Retype every line from the start of the data down to and including the line with "const sampleStep = 0.1;". Skip the pictures.

◆ **PROVIDED DATA**
⁂

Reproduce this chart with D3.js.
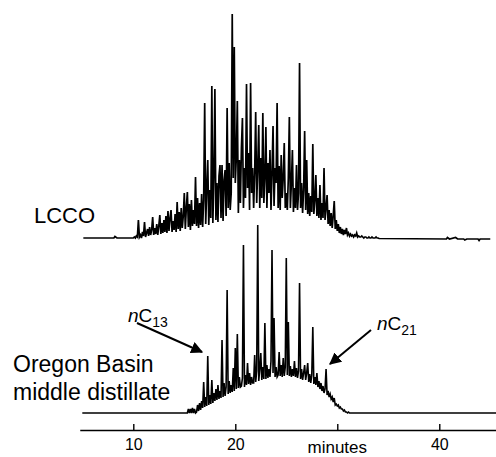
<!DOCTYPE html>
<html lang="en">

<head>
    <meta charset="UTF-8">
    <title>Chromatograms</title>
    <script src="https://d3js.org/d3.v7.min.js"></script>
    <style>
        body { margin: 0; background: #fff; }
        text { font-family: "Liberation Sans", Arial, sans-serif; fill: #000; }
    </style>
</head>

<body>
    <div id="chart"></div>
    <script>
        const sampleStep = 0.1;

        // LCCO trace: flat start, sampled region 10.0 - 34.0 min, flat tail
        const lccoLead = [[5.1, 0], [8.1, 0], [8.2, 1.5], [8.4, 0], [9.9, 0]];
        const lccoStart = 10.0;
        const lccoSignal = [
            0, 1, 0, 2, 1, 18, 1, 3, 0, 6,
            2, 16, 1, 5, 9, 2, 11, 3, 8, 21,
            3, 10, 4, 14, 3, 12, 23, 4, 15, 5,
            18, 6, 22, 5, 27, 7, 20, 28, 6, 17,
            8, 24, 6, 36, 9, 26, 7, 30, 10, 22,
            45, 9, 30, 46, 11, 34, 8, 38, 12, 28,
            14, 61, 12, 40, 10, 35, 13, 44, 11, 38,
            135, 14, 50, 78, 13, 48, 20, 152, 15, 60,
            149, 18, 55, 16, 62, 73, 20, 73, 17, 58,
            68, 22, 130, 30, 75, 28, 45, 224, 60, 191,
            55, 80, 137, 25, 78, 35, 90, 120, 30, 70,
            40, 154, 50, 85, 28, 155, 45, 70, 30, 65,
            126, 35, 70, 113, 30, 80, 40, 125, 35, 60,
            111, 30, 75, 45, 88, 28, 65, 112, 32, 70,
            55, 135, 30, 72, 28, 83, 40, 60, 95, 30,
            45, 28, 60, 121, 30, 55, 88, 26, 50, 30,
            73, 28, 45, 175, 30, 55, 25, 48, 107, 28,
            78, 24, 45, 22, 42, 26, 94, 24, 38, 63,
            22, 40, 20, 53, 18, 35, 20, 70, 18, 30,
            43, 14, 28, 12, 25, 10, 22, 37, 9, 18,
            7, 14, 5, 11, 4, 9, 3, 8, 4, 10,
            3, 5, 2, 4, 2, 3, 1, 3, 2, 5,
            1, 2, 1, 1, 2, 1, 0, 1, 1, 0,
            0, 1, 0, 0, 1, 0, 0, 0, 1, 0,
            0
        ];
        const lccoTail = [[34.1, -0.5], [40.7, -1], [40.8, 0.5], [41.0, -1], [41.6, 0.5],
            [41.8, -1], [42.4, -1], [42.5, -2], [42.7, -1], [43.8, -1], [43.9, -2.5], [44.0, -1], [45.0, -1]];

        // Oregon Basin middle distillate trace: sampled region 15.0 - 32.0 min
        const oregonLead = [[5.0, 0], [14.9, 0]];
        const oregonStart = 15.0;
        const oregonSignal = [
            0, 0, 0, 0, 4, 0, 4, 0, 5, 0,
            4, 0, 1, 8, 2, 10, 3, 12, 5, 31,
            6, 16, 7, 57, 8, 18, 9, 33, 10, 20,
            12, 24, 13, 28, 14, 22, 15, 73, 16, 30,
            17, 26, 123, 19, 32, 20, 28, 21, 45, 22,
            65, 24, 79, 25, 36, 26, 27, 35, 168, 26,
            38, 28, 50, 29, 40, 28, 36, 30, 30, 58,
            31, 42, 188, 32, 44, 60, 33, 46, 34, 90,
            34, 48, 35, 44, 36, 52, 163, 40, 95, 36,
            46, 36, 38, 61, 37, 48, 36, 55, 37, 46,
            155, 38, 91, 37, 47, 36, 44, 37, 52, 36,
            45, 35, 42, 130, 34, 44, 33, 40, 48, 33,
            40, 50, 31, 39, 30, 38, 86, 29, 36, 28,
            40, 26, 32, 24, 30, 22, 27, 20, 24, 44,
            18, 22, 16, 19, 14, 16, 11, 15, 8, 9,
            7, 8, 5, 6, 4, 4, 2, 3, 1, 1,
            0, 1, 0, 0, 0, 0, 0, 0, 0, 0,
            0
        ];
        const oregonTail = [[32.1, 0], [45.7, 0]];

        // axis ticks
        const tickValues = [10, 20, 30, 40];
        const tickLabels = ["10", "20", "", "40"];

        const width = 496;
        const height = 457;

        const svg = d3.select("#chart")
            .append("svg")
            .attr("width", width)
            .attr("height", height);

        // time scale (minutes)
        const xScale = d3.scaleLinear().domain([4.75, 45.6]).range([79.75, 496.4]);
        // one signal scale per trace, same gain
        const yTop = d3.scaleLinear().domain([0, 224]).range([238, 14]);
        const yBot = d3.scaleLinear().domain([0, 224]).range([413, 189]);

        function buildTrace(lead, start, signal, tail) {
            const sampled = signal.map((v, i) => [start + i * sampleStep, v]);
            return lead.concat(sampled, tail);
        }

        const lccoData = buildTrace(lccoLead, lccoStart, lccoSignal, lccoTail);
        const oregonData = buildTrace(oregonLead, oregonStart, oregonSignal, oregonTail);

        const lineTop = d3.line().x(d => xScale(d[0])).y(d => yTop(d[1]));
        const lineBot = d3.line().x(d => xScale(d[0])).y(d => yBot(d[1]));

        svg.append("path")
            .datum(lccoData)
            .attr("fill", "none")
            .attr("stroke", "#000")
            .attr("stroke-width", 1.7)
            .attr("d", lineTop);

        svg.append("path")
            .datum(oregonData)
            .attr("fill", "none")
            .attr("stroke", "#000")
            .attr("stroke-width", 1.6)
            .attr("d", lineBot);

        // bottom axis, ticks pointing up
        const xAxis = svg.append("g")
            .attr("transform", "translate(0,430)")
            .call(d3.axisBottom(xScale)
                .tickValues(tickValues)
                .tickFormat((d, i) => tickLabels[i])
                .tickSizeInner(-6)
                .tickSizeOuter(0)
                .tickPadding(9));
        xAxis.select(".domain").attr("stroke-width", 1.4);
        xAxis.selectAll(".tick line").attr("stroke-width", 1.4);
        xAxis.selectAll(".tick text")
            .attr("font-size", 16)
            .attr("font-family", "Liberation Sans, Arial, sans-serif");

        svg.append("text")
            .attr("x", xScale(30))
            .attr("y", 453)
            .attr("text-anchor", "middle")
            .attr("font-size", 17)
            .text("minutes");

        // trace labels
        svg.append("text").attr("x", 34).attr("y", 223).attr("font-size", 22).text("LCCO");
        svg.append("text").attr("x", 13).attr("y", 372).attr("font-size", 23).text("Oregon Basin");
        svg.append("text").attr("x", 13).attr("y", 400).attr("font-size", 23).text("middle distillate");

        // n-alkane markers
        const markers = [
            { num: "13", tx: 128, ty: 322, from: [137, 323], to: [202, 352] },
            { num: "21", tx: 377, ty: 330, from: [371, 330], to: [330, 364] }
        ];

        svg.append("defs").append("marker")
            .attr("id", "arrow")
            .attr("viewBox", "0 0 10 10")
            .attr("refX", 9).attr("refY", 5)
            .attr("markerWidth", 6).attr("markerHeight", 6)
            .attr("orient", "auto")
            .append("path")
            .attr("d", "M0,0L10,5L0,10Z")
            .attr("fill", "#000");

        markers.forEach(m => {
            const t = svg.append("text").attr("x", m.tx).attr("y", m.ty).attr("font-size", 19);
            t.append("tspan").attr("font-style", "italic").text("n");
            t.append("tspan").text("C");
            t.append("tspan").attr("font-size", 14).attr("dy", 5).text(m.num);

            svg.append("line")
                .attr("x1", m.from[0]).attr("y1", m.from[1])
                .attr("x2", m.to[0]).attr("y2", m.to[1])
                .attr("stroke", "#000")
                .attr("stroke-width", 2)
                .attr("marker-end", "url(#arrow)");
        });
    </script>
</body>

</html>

⁂

◆ **WRITTEN ANSWER**
Reproduce this chart with D3.js.
<!DOCTYPE html>
<html lang="en">

<head>
    <meta charset="UTF-8">
    <title>Chromatograms</title>
    <script src="https://d3js.org/d3.v7.min.js"></script>
    <style>
        body { margin: 0; background: #fff; }
        text { font-family: "Liberation Sans", Arial, sans-serif; fill: #000; }
    </style>
</head>

<body>
    <div id="chart"></div>
    <script>
        const sampleStep = 0.1;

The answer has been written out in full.